==== Given data ====

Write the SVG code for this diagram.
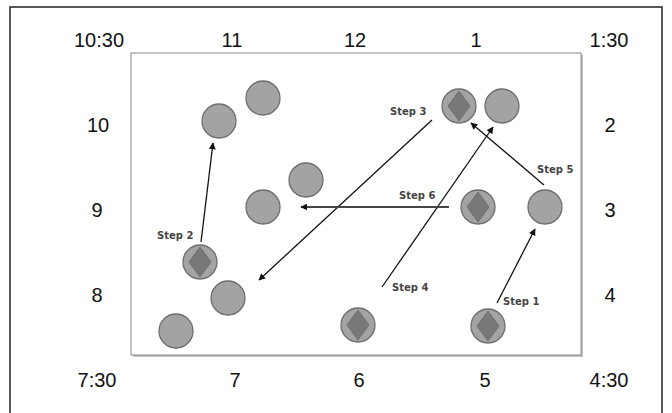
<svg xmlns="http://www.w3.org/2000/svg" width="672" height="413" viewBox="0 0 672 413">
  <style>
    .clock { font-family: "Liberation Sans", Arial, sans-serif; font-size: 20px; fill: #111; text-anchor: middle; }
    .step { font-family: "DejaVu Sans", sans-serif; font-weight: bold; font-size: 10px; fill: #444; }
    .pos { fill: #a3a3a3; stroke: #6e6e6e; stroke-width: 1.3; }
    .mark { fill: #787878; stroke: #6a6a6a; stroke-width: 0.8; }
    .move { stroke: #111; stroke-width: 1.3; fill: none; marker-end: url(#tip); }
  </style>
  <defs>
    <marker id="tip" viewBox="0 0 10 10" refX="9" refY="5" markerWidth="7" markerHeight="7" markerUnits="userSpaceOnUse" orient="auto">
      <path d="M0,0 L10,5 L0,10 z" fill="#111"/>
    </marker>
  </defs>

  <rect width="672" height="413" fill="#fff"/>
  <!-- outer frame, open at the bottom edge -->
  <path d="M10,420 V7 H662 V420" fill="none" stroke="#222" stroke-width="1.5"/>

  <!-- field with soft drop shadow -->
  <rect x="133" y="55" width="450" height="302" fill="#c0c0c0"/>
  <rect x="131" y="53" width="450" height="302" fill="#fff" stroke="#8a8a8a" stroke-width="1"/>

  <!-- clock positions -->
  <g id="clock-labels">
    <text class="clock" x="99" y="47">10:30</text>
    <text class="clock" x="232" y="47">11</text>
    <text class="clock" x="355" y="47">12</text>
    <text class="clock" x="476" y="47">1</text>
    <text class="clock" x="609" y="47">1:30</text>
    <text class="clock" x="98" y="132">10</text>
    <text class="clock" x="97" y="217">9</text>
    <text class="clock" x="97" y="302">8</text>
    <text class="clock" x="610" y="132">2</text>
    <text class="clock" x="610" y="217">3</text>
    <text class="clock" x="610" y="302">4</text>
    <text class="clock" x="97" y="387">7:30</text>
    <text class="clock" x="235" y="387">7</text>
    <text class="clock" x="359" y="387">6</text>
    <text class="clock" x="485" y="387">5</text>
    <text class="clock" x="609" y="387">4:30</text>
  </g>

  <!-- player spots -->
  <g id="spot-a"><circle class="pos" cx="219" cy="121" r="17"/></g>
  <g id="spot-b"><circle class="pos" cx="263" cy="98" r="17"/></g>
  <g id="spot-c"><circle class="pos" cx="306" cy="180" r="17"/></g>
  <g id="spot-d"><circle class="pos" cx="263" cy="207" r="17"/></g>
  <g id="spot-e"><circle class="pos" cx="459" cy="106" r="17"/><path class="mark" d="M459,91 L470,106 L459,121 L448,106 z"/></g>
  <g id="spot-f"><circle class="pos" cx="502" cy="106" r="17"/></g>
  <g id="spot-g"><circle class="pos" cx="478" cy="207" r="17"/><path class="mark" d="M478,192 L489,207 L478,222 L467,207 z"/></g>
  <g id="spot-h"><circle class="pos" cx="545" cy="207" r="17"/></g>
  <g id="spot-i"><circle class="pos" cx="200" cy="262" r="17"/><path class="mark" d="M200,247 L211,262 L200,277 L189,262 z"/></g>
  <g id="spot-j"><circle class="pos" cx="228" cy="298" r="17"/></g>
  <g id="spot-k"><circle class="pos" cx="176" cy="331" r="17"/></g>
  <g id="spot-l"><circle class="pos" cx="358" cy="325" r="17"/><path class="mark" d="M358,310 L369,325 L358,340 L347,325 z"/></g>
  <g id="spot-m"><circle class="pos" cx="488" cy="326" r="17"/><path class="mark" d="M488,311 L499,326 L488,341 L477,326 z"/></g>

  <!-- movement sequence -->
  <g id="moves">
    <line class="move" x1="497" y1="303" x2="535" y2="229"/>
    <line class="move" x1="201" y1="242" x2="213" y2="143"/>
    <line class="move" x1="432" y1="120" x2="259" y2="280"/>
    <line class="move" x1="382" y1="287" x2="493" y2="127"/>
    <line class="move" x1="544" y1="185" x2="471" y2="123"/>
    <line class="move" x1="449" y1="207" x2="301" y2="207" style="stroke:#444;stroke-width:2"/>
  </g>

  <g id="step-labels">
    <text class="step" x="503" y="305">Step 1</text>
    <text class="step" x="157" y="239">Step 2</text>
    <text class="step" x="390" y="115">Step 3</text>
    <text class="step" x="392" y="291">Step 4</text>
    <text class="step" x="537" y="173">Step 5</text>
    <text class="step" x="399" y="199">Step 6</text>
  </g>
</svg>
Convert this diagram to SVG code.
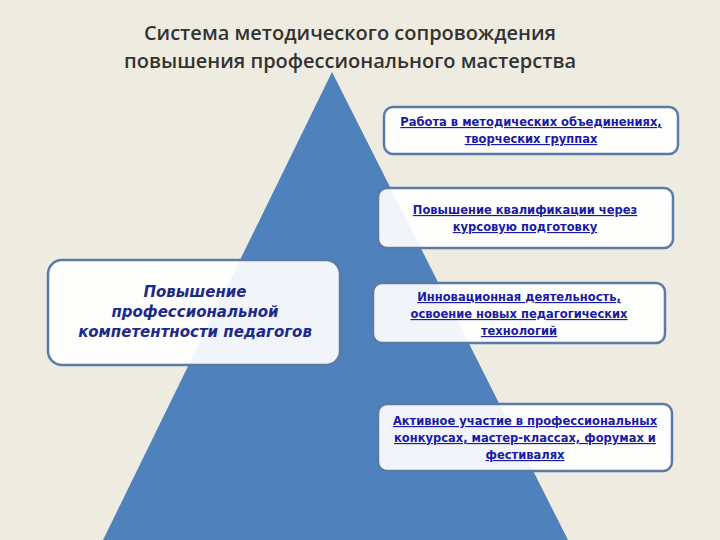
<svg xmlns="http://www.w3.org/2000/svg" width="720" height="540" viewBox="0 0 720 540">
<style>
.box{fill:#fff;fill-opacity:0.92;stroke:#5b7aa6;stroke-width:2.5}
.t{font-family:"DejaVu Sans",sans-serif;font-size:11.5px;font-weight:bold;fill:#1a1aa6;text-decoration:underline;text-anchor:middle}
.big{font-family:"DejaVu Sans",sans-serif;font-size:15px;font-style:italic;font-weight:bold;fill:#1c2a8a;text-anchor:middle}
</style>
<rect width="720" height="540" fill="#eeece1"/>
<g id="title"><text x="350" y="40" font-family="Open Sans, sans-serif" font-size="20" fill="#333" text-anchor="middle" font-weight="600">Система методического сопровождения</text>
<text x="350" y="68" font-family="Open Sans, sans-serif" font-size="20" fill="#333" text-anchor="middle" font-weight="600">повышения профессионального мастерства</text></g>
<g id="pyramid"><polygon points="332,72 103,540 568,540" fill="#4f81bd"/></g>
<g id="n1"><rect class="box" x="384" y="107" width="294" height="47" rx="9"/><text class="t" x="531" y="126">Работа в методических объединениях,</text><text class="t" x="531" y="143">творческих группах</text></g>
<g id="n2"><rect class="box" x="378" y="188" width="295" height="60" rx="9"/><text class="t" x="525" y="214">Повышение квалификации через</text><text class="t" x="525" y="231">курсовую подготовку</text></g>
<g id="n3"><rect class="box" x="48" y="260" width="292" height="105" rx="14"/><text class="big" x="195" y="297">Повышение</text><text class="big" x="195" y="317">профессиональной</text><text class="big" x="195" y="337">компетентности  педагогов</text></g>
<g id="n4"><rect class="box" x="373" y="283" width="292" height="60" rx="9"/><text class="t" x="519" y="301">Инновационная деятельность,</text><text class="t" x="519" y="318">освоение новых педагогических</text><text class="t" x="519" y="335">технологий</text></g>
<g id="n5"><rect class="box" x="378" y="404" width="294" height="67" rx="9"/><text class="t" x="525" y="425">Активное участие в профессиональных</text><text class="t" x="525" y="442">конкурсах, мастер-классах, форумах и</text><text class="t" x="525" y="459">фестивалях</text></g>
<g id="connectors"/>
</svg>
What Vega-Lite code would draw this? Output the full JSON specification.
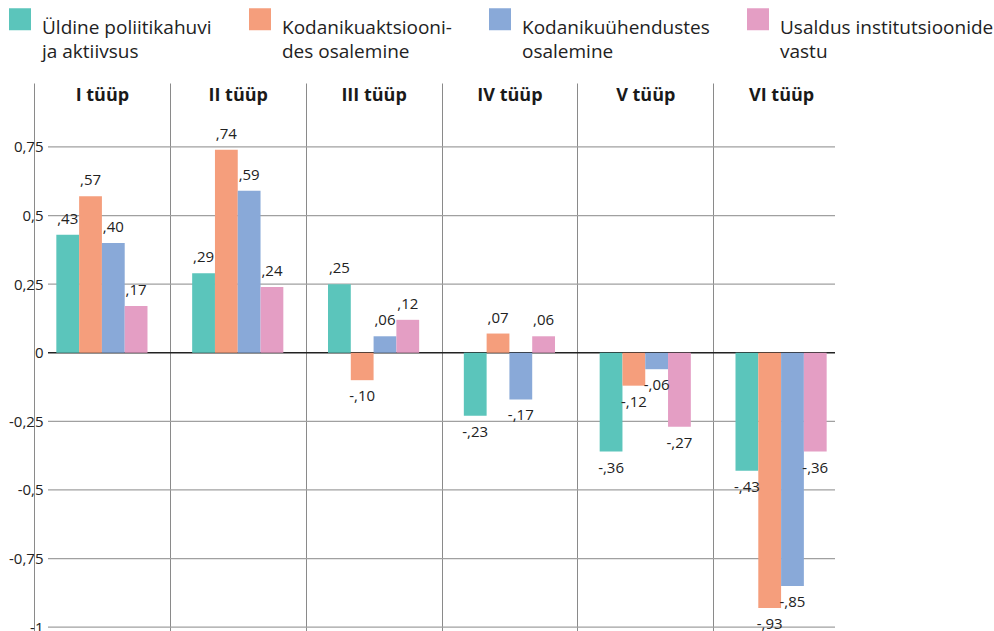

====

== Aim ==
All of the material above is to be copied exactly, except for its images.

== Complete answer ==
Write the SVG code for this diagram.
<svg xmlns="http://www.w3.org/2000/svg" width="672" height="413" viewBox="0 0 672 413">
  <style>
    .clock { font-family: "Liberation Sans", Arial, sans-serif; font-size: 20px; fill: #111; text-anchor: middle; }
    .step { font-family: "DejaVu Sans", sans-serif; font-weight: bold; font-size: 10px; fill: #444; }
    .pos { fill: #a3a3a3; stroke: #6e6e6e; stroke-width: 1.3; }
    .mark { fill: #787878; stroke: #6a6a6a; stroke-width: 0.8; }
    .move { stroke: #111; stroke-width: 1.3; fill: none; marker-end: url(#tip); }
  </style>
  <defs>
    <marker id="tip" viewBox="0 0 10 10" refX="9" refY="5" markerWidth="7" markerHeight="7" markerUnits="userSpaceOnUse" orient="auto">
      <path d="M0,0 L10,5 L0,10 z" fill="#111"/>
    </marker>
  </defs>

  <rect width="672" height="413" fill="#fff"/>
  <!-- outer frame, open at the bottom edge -->
  <path d="M10,420 V7 H662 V420" fill="none" stroke="#222" stroke-width="1.5"/>

  <!-- field with soft drop shadow -->
  <rect x="133" y="55" width="450" height="302" fill="#c0c0c0"/>
  <rect x="131" y="53" width="450" height="302" fill="#fff" stroke="#8a8a8a" stroke-width="1"/>

  <!-- clock positions -->
  <g id="clock-labels">
    <text class="clock" x="99" y="47">10:30</text>
    <text class="clock" x="232" y="47">11</text>
    <text class="clock" x="355" y="47">12</text>
    <text class="clock" x="476" y="47">1</text>
    <text class="clock" x="609" y="47">1:30</text>
    <text class="clock" x="98" y="132">10</text>
    <text class="clock" x="97" y="217">9</text>
    <text class="clock" x="97" y="302">8</text>
    <text class="clock" x="610" y="132">2</text>
    <text class="clock" x="610" y="217">3</text>
    <text class="clock" x="610" y="302">4</text>
    <text class="clock" x="97" y="387">7:30</text>
    <text class="clock" x="235" y="387">7</text>
    <text class="clock" x="359" y="387">6</text>
    <text class="clock" x="485" y="387">5</text>
    <text class="clock" x="609" y="387">4:30</text>
  </g>

  <!-- player spots -->
  <g id="spot-a"><circle class="pos" cx="219" cy="121" r="17"/></g>
  <g id="spot-b"><circle class="pos" cx="263" cy="98" r="17"/></g>
  <g id="spot-c"><circle class="pos" cx="306" cy="180" r="17"/></g>
  <g id="spot-d"><circle class="pos" cx="263" cy="207" r="17"/></g>
  <g id="spot-e"><circle class="pos" cx="459" cy="106" r="17"/><path class="mark" d="M459,91 L470,106 L459,121 L448,106 z"/></g>
  <g id="spot-f"><circle class="pos" cx="502" cy="106" r="17"/></g>
  <g id="spot-g"><circle class="pos" cx="478" cy="207" r="17"/><path class="mark" d="M478,192 L489,207 L478,222 L467,207 z"/></g>
  <g id="spot-h"><circle class="pos" cx="545" cy="207" r="17"/></g>
  <g id="spot-i"><circle class="pos" cx="200" cy="262" r="17"/><path class="mark" d="M200,247 L211,262 L200,277 L189,262 z"/></g>
  <g id="spot-j"><circle class="pos" cx="228" cy="298" r="17"/></g>
  <g id="spot-k"><circle class="pos" cx="176" cy="331" r="17"/></g>
  <g id="spot-l"><circle class="pos" cx="358" cy="325" r="17"/><path class="mark" d="M358,310 L369,325 L358,340 L347,325 z"/></g>
  <g id="spot-m"><circle class="pos" cx="488" cy="326" r="17"/><path class="mark" d="M488,311 L499,326 L488,341 L477,326 z"/></g>

  <!-- movement sequence -->
  <g id="moves">
    <line class="move" x1="497" y1="303" x2="535" y2="229"/>
    <line class="move" x1="201" y1="242" x2="213" y2="143"/>
    <line class="move" x1="432" y1="120" x2="259" y2="280"/>
    <line class="move" x1="382" y1="287" x2="493" y2="127"/>
    <line class="move" x1="544" y1="185" x2="471" y2="123"/>
    <line class="move" x1="449" y1="207" x2="301" y2="207" style="stroke:#444;stroke-width:2"/>
  </g>

  <g id="step-labels">
    <text class="step" x="503" y="305">Step 1</text>
    <text class="step" x="157" y="239">Step 2</text>
    <text class="step" x="390" y="115">Step 3</text>
    <text class="step" x="392" y="291">Step 4</text>
    <text class="step" x="537" y="173">Step 5</text>
    <text class="step" x="399" y="199">Step 6</text>
  </g>
</svg>
Convert this diagram to SVG code.
<svg xmlns="http://www.w3.org/2000/svg" width="720" height="540" viewBox="0 0 720 540">
<style>
.box{fill:#fff;fill-opacity:0.92;stroke:#5b7aa6;stroke-width:2.5}
.t{font-family:"DejaVu Sans",sans-serif;font-size:11.5px;font-weight:bold;fill:#1a1aa6;text-decoration:underline;text-anchor:middle}
.big{font-family:"DejaVu Sans",sans-serif;font-size:15px;font-style:italic;font-weight:bold;fill:#1c2a8a;text-anchor:middle}
</style>
<rect width="720" height="540" fill="#eeece1"/>
<g id="title"><text x="350" y="40" font-family="Open Sans, sans-serif" font-size="20" fill="#333" text-anchor="middle" font-weight="600">Система методического сопровождения</text>
<text x="350" y="68" font-family="Open Sans, sans-serif" font-size="20" fill="#333" text-anchor="middle" font-weight="600">повышения профессионального мастерства</text></g>
<g id="pyramid"><polygon points="332,72 103,540 568,540" fill="#4f81bd"/></g>
<g id="n1"><rect class="box" x="384" y="107" width="294" height="47" rx="9"/><text class="t" x="531" y="126">Работа в методических объединениях,</text><text class="t" x="531" y="143">творческих группах</text></g>
<g id="n2"><rect class="box" x="378" y="188" width="295" height="60" rx="9"/><text class="t" x="525" y="214">Повышение квалификации через</text><text class="t" x="525" y="231">курсовую подготовку</text></g>
<g id="n3"><rect class="box" x="48" y="260" width="292" height="105" rx="14"/><text class="big" x="195" y="297">Повышение</text><text class="big" x="195" y="317">профессиональной</text><text class="big" x="195" y="337">компетентности  педагогов</text></g>
<g id="n4"><rect class="box" x="373" y="283" width="292" height="60" rx="9"/><text class="t" x="519" y="301">Инновационная деятельность,</text><text class="t" x="519" y="318">освоение новых педагогических</text><text class="t" x="519" y="335">технологий</text></g>
<g id="n5"><rect class="box" x="378" y="404" width="294" height="67" rx="9"/><text class="t" x="525" y="425">Активное участие в профессиональных</text><text class="t" x="525" y="442">конкурсах, мастер-классах, форумах и</text><text class="t" x="525" y="459">фестивалях</text></g>
<g id="connectors"/>
</svg>
What Vega-Lite code would draw this? Output the full JSON specification.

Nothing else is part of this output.